#### Directions for this task:
Search the records for the word "chart" and pick out every line that has it.

#### Stored rows:

+ + + + +

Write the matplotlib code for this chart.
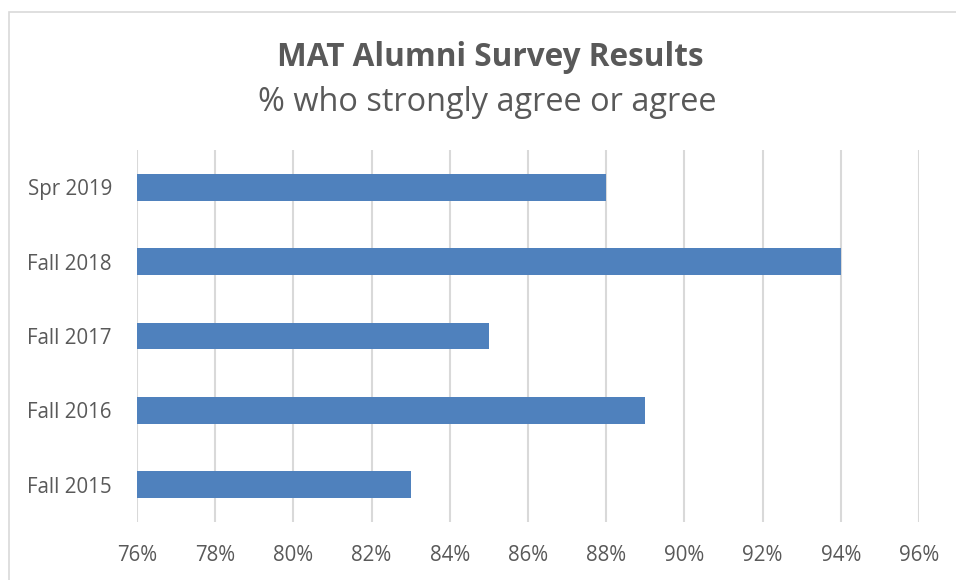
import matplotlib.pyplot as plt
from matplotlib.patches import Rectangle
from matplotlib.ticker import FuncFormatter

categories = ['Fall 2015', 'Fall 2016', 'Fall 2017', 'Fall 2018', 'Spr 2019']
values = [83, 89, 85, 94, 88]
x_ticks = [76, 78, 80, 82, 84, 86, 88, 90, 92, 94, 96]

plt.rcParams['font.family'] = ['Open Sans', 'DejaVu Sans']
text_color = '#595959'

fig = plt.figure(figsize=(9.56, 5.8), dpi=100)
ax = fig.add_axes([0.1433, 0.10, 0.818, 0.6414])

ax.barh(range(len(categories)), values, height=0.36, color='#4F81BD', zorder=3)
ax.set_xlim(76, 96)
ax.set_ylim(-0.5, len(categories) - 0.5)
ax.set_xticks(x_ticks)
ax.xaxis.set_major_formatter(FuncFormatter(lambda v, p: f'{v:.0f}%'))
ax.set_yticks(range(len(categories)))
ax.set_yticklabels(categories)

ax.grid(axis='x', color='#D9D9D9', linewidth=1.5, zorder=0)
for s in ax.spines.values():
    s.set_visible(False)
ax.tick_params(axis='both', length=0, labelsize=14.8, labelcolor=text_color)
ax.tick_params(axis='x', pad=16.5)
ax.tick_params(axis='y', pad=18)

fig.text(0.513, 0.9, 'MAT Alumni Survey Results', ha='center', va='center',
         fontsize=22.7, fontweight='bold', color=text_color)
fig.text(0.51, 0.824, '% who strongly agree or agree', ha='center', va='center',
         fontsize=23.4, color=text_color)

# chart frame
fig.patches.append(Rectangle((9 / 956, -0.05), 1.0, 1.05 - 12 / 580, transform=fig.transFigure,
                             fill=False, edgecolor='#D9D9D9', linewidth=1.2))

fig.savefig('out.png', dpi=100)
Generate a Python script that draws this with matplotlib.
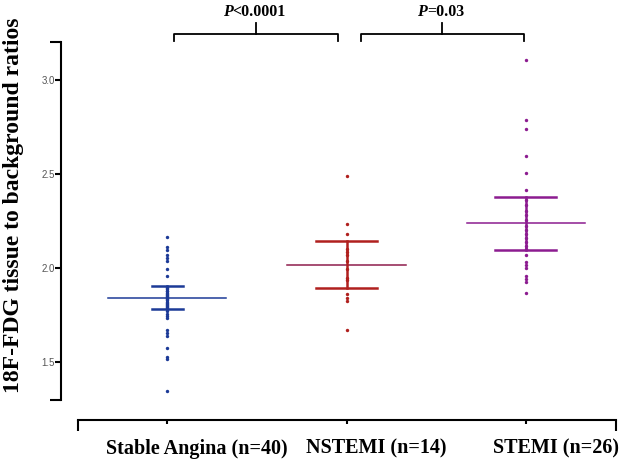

+ + + + +

#### Final answer:
Write the matplotlib code for this chart.
# chart frame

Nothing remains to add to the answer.